Beautiful climb. While there is definitely some run-outs, they are on easier terrain and didn't give me much concern (and I'm a bad slab climber...). The pitch 2 hand traverse is not very positive. I didn't place gear for 7 or 8 feet before hitting it and expected it to be good, but it's not great. I ended up taking a pretty good whip from there. When I pulled back up I put in higher gear and found a foot I'd missed. Bottom line - don't run it out for the horizontal break, it's not as good as you'd think.
By Andy Laakmann
Site Landlord
From: Bend, OR
Aug 9, 2013

A 70m just makes the first rap, but tie knots. Then you can rap straight down to the anchors above the 11c. And then a final rap down.
By Luke Stefurak
From: Seattle, WA
Aug 12, 2013

I thought the run-outs were fairly inconsistent, and the route seemed oddly bolted. Also there are still some old bolts on this route.

Hard for me to think this is top 100. I wouldn't recommend it to friends.
By Ralph Swansen
From: Denver CO
Aug 24, 2013
rating: 5.10c 6b 20 VII 20 E2 5b PG13

Great climbing. Stout for the grade. I have never been so runout, not a fan of that. Big fall potential. I think that having double ropes helped extremely with rope management. If you are pushing your grade, you may want to think a bit before attempting this runout climb!

By Adrian Lazar
Aug 27, 2013
rating: 5.10b 6a+ 19 VII- 19 E2 5b

The crux on p2 can be protected with a blue or orange Metollius TCU.
By geoff georges
From: Seattle, Wa.
Feb 12, 2015
rating: 5.10 6b 20 VII- 19 E2 5b PG13

FA: John Howe, Mike Down, Blake Robinson, 1981
I have to agree with Luke, but the first 2 pitches are great.
By Ryan Lynne
Apr 15, 2016
rating: 5.10b 6a+ 19 VII- 19 E2 5b

The first pitch is pretty easy except for a short 5.10b section that is protected by a bolt. Its a bit awkward but you are right at the bolt.

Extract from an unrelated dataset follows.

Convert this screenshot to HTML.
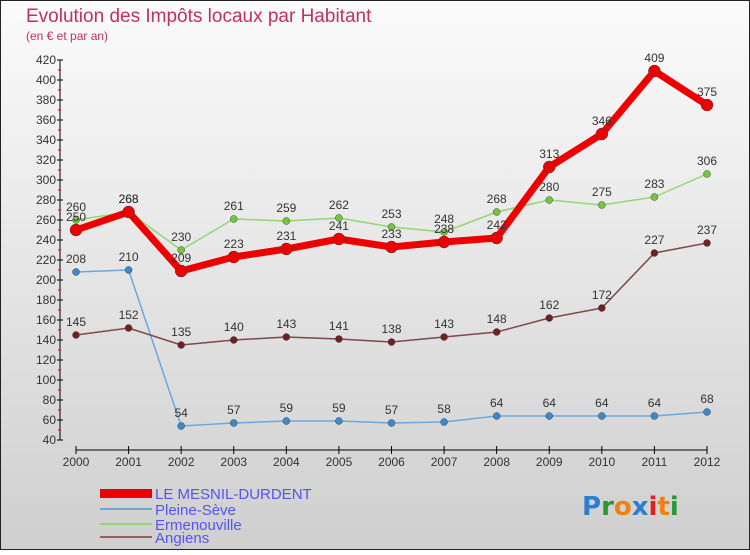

The second pitch is definitely the crux of the route. The main difficulty is getting up the small roof with the twin cracks. At the top of the twin cracks there is one more short crux at the horizontal where you go left. This last crux is tricky but it is short and it is easier above, look for the foot. Place good gear before and through the the twin cracks.

The third pitch has two runouts, one at the start and one at the very end of the pitch. The first runout can be optionally protected with a small nut and an ok cam placement but it is easy climbing and not really needed. The last run out has no possible protection. At the last bolt traverse out left and then trend back right. As you trend back right the climbing gets easier as the rock is less glacier polished and has more features.

Gear anchor is required for pitch 1, pitches 2 & 3 have bolted anchors at the top. First pitch is short and doesn't require much gear. Second pitch requires small finger to hand sizes to protect the cruxes. Third pitch can be done with only draws, you may however want a small cam or small nut to protect the first runout.